Wealthy, comfortable and content, Fritz is a middle-aged bachelor with a vineyard and a small circle of diverse and loyal friends. He feels no compulsion at all to experience true love. Furthermore, it is his birthday and he is visited by his drinking buddies Federico and Hanezo, as well as the gypsy Beppe. But the desirous machinations of the opera’s narrative are ignited by discussions with his rabbi friend, David, on the topic of love, and his meeting with Suzel, a local farmer’s daughter to whom he slowly becomes attracted under David’s bet that he will soon marry. Thus begins the astoundingly trivial plot of Pietro Mascagni and librettist Nicola Daspuro’s L’amico Fritz, a curious, insignificant, but nonetheless quite enjoyable, opera based on the tale of rural Alsace by Emile Erckmann and Charles Chatrian. Indeed, it was a relief to read in the programme that Verdi considered it “the worst libretto I’ve ever seen”.

Music director Stuart Stratford conducting the Orchestra of Scottish Opera © Scottish Opera
Music director Stuart Stratford conducting the Orchestra of Scottish Opera
© Scottish Opera

If we were looking for evidence that opera today is essentially inoffensive, conservative entertainment for older audiences, we need not have looked further than this Sunday matinee production.   Conductor and Musical Director of Scottish Opera Stuart Stratford’s ten-minute introductory speech came across as a slightly desperate attempt to convince us of the worth of Mascagni’s second opera, which will forever be obscured by the immense popularity of Cavalleria rusticana.

Concert performances of opera are never easy to make effective and the awkward stage blocking and almost non-existent acting on this occasion did not help matters. But while L’amico Fritz may lack the musical sophistication and taste of Puccini, the rather variable musical quality of this production provided just about enough to get by. Soprano Natalya Romaniw’s Suzel deserves mention as the singular highlight with an understated, nuanced characterisation and an expressive voice which, perhaps on another occasion, could deliver even more. Baritone Stephen Gadd’s David was rich and authoritative, if not quite capturing the enigma of his character’s strange role in the unfolding drama. Tenor Peter Auty struggled commendably as Fritz, perhaps owing to an off-day, and was unfortunately overpowered a number of times by the orchestra (although this was the case with other singers as well). In general, the orchestra gave a full-blooded rendition, if very rough around the edges, of Mascagni’s sumptuous score.

To whom exactly is Fritz ‘the friend’? And what does the opera tell us about friendship and love? Presumably as a product of its time and place, L’amico Fritz presents a staid and patriarchal vision. It is much more difficult to reinterpret or redeem an opera like this in today’s social climate than, say, the strong-willed, albeit sometimes self-destructive, women, or the uncompromising desires and political consciousness of the finest work by Mozart or Wagner or Puccini. It takes Fritz the entire opera, and finally the male-chauvinistic envy of an another suitor, to confess his love to Suzel. Portrayed as barely even a thinking subject, Suzel herself is as docile as can be and one does wonder what it is in Fritz that causes him to recognise what his life lacks and fall in love at all, especially when Beppe arrives every so often to nourish his ego in song. Perhaps ultimately we must conceive of this opera from the perspective of the rabbi David: it is he whose friend is Fritz, and it is his bet that earns him the vineyard, which he can then graciously give back as a wedding gift.

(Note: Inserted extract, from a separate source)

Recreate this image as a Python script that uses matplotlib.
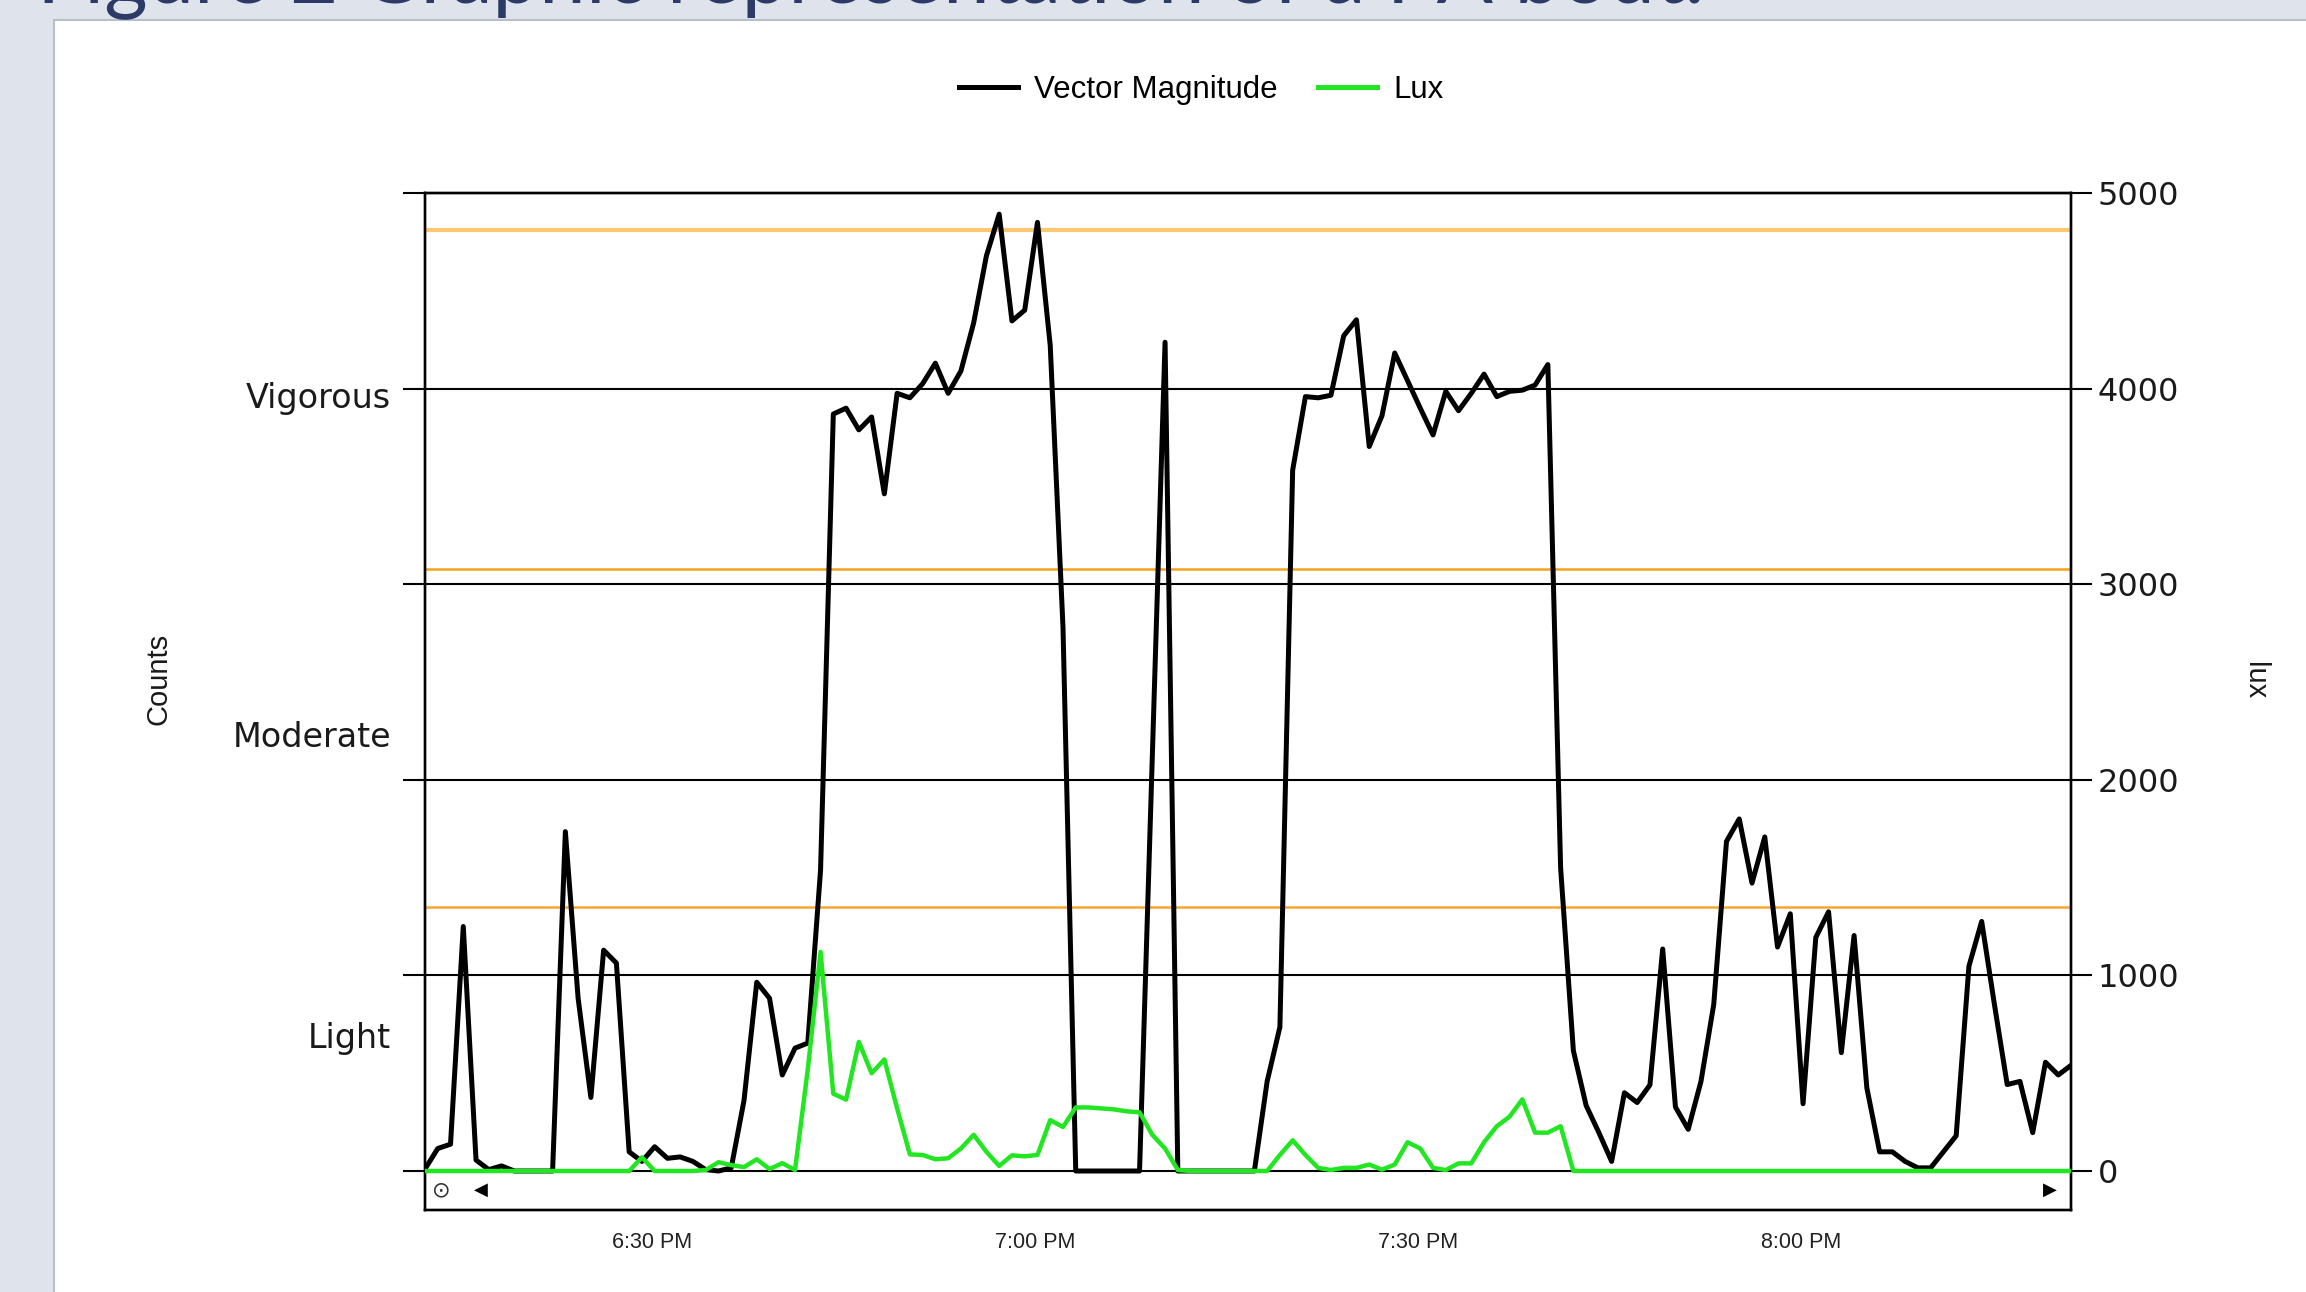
import matplotlib
matplotlib.use("Agg")
import matplotlib.pyplot as plt
from matplotlib.lines import Line2D
from matplotlib.patches import Rectangle
import pandas as pd

# one value per 1-minute epoch, starting 18:12:10
vector_magnitude = [
    10, 115, 137, 1250, 56, 7, 26, 0, 0, 0,
    0, 1735, 883, 376, 1129, 1063, 98, 49, 124, 65,
    72, 49, 7, 0, 16, 360, 965, 883, 491, 628,
    654, 1538, 3870, 3900, 3789, 3855, 3462, 3976, 3953, 4025,
    4130, 3976, 4090, 4336, 4679, 4892, 4346, 4401, 4850, 4221,
    2781, 0, 0, 0, 0, 0, 0, 2120, 4237, 0,
    0, 0, 0, 0, 0, 0, 458, 736, 3583, 3959,
    3953, 3966, 4270, 4352, 3704, 3861, 4182, 4041, 3900, 3763,
    3986, 3887, 3976, 4074, 3959, 3986, 3992, 4018, 4123, 1550,
    615, 335, 196, 49, 400, 350, 440, 1135, 327, 213,
    458, 851, 1685, 1800, 1472, 1708, 1145, 1315, 344, 1194,
    1325, 605, 1204, 425, 98, 98, 49, 16, 16, 98,
    180, 1047, 1276, 851, 442, 458, 196, 556, 491, 540,
]
lux = [
    0, 0, 0, 0, 0, 0, 0, 0, 0, 0,
    0, 0, 0, 0, 0, 0, 0, 70, 0, 0,
    0, 0, 5, 45, 30, 20, 60, 10, 40, 5,
    520, 1120, 395, 365, 660, 500, 570, 320, 85, 82,
    60, 65, 115, 185, 98, 26, 80, 75, 82, 260,
    225, 325, 325, 320, 315, 305, 300, 185, 115, 5,
    0, 0, 0, 0, 0, 0, 0, 82, 157, 82,
    16, 5, 16, 16, 33, 7, 33, 147, 115, 16,
    5, 39, 39, 147, 229, 278, 366, 196, 196, 229,
    0, 0, 0, 0, 0, 0, 0, 0, 0, 0,
    0, 0, 0, 0, 0, 0, 0, 0, 0, 0,
    0, 0, 0, 0, 0, 0, 0, 0, 0, 0,
    0, 0, 0, 0, 0, 0, 0, 0, 0, 0,
]
start_time = "2015-06-01 18:12:10"
count_ticks = [0, 1000, 2000, 3000, 4000, 5000]
intensity_levels = ["Light", "Moderate", "Vigorous"]
intensity_label_y = [677, 2218, 3950]
thresholds = [1350, 3077, 4811]
threshold_colors = ["#f7a730", "#f5a31c", "#fdc872"]
threshold_widths = [1.8, 1.8, 3.0]
time_ticks = ["2015-06-01 18:30", "2015-06-01 19:00", "2015-06-01 19:30", "2015-06-01 20:00"]
time_labels = ["6:30 PM", "7:00 PM", "7:30 PM", "8:00 PM"]

times = pd.date_range(start_time, periods=len(vector_magnitude), freq="min").to_pydatetime()
tick_times = pd.to_datetime(time_ticks).to_pydatetime()

W, H = 2306, 1292
fig = plt.figure(figsize=(W / 100, H / 100), dpi=100, facecolor="#dfe3ec")

# slide panel and clipped slide title
fig.patches.append(Rectangle((54 / W, -0.01), 1, 1 - 20 / H + 0.01, transform=fig.transFigure,
                             facecolor="white", edgecolor="#b9bec9", lw=1.5, zorder=-1))
fig.text(37 / W, 1 - 2 / H, "Figure 2 Graphic representation of a PA bout.", family="Lato",
         fontsize=60, color="#2b3a66", ha="left", va="baseline")

ax = fig.add_axes([425 / W, 1 - 1210 / H, (2071 - 425) / W, (1210 - 193) / H])
ybottom = -(1210 - 1171) / (978 / 5000)
ax.set_ylim(ybottom, 5000)
ax.set_xlim(times[0], times[-1])

for val, col, w in zip(thresholds, threshold_colors, threshold_widths):
    ax.axhline(val, color=col, lw=w, zorder=1)

ax.set_yticks(count_ticks)
ax.set_yticklabels([])
ax.yaxis.grid(True, color="black", lw=1.5)
ax.set_axisbelow(True)
ax.tick_params(axis="y", direction="out", length=16, width=1.5, color="black")
for sp in ax.spines.values():
    sp.set_linewidth(1.7)

ax.plot(times, vector_magnitude, color="black", lw=3.6, zorder=3)

ax.set_xticks(tick_times)
ax.set_xticklabels(time_labels, family="Liberation Sans", fontsize=15.5, color="#222222")
ax.tick_params(axis="x", length=0, pad=16)

for lab, yv in zip(intensity_levels, intensity_label_y):
    ax.annotate(lab, xy=(0, yv), xycoords=("axes fraction", "data"), xytext=(-24.5, 0),
                textcoords="offset points", ha="right", va="center", fontsize=24,
                family="DejaVu Sans", color="#1a1a1a")

ax2 = ax.twinx()
ax2.set_ylim(ybottom, 5000)
ax2.set_yticks(count_ticks)
ax2.set_yticklabels([str(t) for t in count_ticks], fontsize=23, family="DejaVu Sans", color="#1a1a1a")
ax2.tick_params(axis="y", direction="out", length=15, width=1.5, pad=4)
for sp in ax2.spines.values():
    sp.set_linewidth(1.7)
ax2.plot(times, lux, color="#22e622", lw=3.2, zorder=3)

# scroll bar glyphs
tr = ax.get_yaxis_transform()
ax.text(0.0097, -97, "\u2299", transform=tr, ha="center", va="center", fontsize=16, color="#333333")
ax.text(0.034, -97, "\u25c0", transform=tr, ha="center", va="center", fontsize=13, color="black")
ax.text(0.987, -97, "\u25b6", transform=tr, ha="center", va="center", fontsize=13, color="black")

fig.text(159 / W, 1 - 679 / H, "Counts", rotation=90, ha="center", va="center",
         family="Liberation Sans", fontsize=21, color="#1a1a1a")
fig.text(2255 / W, 1 - 681 / H, "lux", rotation=-90, ha="center", va="center",
         family="Liberation Sans", fontsize=21, color="#1a1a1a")

handles = [Line2D([], [], color="black", lw=3.6), Line2D([], [], color="#22e622", lw=3.6)]
fig.legend(handles, ["Vector Magnitude", "Lux"], loc="center", bbox_to_anchor=(1201 / W, 1 - 90 / H),
           ncol=2, frameon=False, prop={"family": "Liberation Sans", "size": 22.5},
           handlelength=1.9, handletextpad=0.5, columnspacing=1.3)

fig.savefig("out.png", dpi=100, facecolor=fig.get_facecolor())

To programme regular low-budget performances of smaller operas is an admirable project and one which is absolutely necessary to make this artform a relevant aspect of contemporary cultural life. Scottish Opera’s L’amico Fritz is a pleasurable diversion, but it takes a lot more than this to reconfigure the status of such an ambivalent and under-appreciated work. The plot is fascinatingly banal and Mascagni’s music is fascinatingly, sometimes hilariously, excessive. With the help of a bold, imaginative director and even just minimal staging, some surprising new angles could be unearthed.